▶ Records for this exercise

* * *

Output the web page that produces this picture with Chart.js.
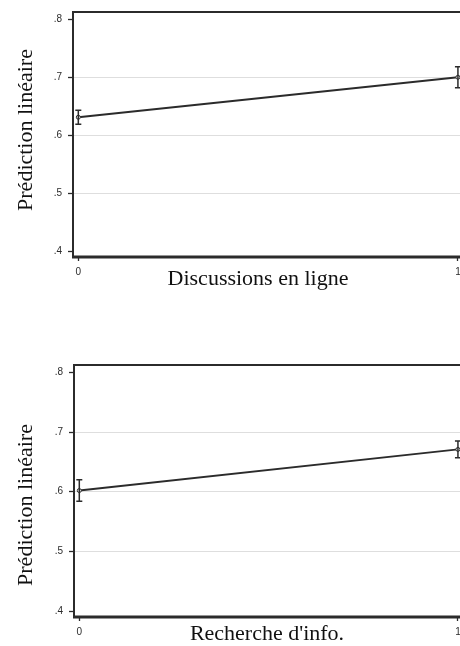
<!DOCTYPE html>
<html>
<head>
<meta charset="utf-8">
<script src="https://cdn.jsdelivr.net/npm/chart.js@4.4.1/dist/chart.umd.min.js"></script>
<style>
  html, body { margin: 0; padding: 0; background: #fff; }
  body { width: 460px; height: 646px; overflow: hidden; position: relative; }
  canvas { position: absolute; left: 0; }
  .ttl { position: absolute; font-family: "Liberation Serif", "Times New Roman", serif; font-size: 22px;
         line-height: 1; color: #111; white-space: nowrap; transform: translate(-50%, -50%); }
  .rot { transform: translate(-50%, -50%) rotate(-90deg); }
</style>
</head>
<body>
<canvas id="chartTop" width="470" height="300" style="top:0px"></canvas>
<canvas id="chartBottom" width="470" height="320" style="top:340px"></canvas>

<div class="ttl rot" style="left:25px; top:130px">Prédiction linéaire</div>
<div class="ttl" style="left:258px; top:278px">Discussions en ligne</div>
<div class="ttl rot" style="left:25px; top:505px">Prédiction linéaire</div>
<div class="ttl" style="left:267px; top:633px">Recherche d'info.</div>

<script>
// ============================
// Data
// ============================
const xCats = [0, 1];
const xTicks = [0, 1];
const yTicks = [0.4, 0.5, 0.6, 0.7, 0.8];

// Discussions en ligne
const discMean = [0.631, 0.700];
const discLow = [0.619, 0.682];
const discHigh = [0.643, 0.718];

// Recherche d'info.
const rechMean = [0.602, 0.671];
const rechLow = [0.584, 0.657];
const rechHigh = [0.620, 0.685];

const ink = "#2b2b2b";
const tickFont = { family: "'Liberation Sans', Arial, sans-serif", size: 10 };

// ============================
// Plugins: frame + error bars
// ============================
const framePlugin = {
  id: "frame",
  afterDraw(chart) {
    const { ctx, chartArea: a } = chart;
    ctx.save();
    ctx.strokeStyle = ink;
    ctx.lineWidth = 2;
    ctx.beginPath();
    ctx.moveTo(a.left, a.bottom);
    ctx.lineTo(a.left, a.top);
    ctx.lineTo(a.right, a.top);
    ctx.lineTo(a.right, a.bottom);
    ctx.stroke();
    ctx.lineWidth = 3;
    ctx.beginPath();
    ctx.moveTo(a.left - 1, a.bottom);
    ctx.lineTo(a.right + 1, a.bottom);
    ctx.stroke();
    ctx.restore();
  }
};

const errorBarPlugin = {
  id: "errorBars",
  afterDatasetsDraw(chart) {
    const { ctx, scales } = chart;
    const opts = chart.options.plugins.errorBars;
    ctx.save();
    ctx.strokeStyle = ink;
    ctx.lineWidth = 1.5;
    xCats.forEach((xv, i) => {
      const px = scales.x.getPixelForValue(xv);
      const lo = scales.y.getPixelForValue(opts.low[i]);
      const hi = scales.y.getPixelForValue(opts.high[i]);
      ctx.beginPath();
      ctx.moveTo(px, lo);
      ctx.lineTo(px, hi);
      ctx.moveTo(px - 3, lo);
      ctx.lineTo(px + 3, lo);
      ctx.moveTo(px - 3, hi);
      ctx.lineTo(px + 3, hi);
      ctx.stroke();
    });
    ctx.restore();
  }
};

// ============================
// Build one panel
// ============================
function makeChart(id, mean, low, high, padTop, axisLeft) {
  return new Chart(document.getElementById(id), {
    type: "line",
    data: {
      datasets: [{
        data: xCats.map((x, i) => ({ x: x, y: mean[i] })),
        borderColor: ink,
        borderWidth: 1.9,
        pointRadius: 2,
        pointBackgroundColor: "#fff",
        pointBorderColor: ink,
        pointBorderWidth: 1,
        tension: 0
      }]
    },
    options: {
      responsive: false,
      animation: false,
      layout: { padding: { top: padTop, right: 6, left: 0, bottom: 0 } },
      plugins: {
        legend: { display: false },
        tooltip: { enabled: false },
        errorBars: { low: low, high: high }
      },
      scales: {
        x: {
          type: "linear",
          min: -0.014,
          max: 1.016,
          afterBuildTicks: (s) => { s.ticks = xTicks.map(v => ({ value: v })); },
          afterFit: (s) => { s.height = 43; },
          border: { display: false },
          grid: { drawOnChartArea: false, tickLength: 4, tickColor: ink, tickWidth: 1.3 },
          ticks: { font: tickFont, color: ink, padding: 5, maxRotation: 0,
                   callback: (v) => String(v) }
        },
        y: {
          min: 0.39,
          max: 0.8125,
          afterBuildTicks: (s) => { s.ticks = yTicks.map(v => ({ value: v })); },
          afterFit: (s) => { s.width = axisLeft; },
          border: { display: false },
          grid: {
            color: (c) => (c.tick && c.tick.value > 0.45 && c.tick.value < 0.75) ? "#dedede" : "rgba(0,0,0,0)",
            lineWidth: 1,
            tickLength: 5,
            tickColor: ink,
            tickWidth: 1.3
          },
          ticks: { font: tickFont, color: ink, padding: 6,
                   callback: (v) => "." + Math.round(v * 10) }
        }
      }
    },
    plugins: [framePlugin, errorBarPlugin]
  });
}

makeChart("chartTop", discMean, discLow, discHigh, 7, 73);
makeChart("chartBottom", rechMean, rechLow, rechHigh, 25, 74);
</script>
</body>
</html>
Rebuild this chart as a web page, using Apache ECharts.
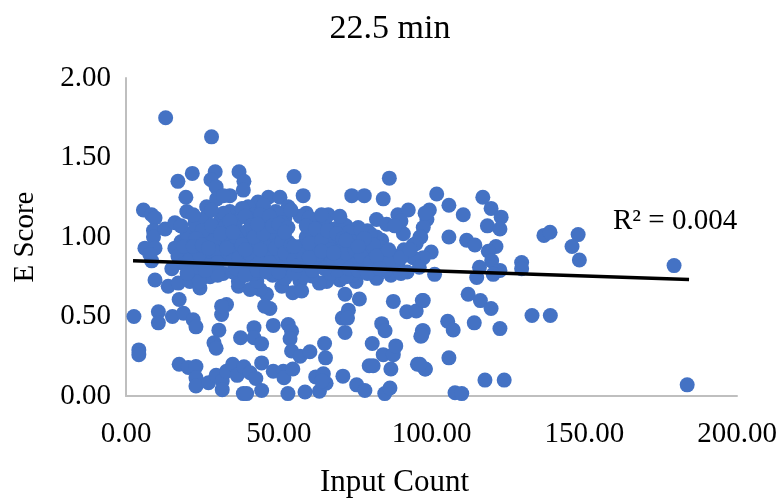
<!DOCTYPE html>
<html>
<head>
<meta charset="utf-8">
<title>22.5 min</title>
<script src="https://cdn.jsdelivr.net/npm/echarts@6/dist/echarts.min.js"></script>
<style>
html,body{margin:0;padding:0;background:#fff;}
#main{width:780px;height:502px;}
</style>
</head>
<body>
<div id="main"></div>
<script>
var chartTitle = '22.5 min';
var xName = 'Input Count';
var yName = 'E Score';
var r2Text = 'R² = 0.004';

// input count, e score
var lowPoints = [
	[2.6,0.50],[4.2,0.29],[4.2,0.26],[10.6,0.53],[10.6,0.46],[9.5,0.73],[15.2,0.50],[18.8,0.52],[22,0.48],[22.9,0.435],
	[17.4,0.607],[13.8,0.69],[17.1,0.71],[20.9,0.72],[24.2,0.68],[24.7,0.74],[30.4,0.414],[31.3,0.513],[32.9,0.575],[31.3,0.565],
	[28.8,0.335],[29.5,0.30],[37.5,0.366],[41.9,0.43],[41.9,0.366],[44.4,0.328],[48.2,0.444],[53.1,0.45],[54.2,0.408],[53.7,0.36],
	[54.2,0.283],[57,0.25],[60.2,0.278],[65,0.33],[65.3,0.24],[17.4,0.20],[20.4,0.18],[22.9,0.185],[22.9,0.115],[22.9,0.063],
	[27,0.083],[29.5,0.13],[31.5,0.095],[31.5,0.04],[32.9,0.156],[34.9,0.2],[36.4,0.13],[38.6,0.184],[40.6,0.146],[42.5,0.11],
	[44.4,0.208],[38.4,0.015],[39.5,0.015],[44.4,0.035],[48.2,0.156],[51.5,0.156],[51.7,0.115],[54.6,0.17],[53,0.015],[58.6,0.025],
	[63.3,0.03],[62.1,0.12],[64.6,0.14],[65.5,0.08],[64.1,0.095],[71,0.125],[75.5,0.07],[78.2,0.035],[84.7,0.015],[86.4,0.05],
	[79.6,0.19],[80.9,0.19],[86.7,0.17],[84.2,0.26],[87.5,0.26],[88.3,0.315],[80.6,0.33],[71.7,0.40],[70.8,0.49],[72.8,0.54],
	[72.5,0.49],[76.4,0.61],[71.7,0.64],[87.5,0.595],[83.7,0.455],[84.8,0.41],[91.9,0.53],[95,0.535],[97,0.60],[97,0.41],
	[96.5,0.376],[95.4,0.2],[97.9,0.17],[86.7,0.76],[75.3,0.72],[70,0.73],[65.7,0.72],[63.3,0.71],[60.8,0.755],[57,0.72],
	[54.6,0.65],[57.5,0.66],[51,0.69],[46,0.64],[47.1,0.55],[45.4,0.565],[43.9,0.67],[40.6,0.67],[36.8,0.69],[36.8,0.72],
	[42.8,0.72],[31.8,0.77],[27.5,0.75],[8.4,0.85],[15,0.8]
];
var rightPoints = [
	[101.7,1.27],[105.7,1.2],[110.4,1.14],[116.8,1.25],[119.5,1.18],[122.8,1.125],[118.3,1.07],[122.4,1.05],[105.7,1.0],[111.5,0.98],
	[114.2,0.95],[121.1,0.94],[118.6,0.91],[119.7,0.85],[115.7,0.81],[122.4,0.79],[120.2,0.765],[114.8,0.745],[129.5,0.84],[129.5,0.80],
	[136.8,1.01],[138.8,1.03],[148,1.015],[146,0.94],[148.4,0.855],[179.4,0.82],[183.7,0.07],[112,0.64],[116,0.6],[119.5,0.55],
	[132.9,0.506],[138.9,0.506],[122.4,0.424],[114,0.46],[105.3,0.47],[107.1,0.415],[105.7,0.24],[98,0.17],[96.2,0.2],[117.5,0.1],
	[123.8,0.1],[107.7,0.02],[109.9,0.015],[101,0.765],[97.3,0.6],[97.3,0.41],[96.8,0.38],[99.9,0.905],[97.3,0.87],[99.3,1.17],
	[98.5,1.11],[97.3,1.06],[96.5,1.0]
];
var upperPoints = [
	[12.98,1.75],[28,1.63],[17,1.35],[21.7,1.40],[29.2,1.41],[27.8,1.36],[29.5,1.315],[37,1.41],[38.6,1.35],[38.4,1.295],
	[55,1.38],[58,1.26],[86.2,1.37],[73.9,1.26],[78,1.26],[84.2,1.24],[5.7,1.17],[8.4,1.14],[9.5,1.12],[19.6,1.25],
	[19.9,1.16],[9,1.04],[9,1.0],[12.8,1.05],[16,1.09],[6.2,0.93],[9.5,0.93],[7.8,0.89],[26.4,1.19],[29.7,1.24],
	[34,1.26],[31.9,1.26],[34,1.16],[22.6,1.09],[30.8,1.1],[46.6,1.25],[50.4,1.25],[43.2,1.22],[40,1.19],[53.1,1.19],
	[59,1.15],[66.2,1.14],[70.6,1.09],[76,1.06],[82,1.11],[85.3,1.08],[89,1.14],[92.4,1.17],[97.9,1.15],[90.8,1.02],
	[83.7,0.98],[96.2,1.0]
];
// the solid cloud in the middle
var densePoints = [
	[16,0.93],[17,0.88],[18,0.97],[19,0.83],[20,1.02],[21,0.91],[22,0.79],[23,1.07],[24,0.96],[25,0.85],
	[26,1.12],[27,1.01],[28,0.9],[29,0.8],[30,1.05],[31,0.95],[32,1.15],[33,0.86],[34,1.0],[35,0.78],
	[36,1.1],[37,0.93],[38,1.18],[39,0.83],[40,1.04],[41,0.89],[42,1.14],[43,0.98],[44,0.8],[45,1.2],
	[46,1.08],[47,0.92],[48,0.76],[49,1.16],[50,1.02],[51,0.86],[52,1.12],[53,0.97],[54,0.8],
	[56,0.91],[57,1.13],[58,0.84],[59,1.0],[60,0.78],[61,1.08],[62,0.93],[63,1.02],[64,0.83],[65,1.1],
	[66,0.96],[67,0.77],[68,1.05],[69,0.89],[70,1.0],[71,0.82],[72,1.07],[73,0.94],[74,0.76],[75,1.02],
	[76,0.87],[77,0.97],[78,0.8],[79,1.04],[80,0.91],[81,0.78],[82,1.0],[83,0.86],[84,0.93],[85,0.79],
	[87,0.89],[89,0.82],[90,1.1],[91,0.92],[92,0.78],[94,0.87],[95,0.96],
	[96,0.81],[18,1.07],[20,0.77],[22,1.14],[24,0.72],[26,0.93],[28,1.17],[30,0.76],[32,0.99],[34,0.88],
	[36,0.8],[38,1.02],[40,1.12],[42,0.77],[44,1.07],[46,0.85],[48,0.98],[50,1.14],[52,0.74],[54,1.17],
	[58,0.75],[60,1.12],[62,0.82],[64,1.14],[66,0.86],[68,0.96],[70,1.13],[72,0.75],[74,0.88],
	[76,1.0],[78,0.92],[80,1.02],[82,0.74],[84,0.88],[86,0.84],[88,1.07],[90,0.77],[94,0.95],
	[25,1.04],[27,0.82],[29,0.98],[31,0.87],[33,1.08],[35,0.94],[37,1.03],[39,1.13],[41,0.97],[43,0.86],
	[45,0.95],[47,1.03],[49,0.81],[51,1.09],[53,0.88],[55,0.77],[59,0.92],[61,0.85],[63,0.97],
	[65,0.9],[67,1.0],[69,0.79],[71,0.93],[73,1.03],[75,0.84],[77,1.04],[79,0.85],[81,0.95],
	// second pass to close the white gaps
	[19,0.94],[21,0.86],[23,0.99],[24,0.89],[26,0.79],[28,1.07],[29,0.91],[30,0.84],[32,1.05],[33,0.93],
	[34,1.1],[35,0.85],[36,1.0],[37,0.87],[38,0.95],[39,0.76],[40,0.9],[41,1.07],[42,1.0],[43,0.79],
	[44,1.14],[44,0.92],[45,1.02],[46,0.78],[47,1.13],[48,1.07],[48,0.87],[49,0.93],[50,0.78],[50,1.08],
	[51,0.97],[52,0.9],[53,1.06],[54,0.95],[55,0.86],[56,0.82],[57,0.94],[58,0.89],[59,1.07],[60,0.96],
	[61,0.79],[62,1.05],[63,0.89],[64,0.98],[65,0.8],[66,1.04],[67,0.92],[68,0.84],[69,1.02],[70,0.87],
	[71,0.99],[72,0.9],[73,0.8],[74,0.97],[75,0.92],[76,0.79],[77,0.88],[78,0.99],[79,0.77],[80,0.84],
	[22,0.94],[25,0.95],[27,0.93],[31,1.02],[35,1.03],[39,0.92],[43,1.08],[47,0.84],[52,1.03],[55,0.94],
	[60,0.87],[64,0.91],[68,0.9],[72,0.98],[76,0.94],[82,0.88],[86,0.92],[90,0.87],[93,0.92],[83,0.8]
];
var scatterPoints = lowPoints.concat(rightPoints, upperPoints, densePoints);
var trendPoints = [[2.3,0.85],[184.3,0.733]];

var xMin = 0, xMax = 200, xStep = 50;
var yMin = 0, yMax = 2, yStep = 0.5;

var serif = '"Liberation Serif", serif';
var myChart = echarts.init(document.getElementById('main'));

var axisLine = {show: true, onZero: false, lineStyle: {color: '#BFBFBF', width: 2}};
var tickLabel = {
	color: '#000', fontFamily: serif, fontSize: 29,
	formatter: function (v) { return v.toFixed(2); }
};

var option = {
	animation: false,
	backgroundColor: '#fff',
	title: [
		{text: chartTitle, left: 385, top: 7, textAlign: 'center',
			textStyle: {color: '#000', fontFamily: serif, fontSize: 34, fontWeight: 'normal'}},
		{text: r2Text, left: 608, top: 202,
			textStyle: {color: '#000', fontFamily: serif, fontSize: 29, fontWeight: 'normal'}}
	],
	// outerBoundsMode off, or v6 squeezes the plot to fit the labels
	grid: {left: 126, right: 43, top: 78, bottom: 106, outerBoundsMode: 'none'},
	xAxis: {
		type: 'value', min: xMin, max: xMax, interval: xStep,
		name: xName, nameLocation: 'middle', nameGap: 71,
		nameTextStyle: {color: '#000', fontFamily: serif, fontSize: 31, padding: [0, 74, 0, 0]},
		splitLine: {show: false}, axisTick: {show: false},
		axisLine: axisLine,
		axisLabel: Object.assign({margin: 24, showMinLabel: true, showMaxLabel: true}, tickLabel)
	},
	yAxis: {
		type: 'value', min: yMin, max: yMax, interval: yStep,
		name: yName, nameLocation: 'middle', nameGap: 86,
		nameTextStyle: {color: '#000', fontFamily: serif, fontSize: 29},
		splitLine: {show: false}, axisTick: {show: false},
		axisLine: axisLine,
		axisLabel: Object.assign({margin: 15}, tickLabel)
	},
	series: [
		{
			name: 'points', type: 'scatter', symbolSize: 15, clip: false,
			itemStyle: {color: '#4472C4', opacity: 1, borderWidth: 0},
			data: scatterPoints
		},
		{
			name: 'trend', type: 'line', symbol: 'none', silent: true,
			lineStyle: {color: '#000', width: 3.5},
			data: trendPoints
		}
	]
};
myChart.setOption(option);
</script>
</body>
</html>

* * *

▶ What the task asks
Copy nothing but the lines above that run from the one with "Rebuild this chart" to the one with "var r2Text = 'R² = 0.004';", ends included; pictures stay out.

▶ Expected answer
Rebuild this chart as a web page, using Apache ECharts.
<!DOCTYPE html>
<html>
<head>
<meta charset="utf-8">
<title>22.5 min</title>
<script src="https://cdn.jsdelivr.net/npm/echarts@6/dist/echarts.min.js"></script>
<style>
html,body{margin:0;padding:0;background:#fff;}
#main{width:780px;height:502px;}
</style>
</head>
<body>
<div id="main"></div>
<script>
var chartTitle = '22.5 min';
var xName = 'Input Count';
var yName = 'E Score';
var r2Text = 'R² = 0.004';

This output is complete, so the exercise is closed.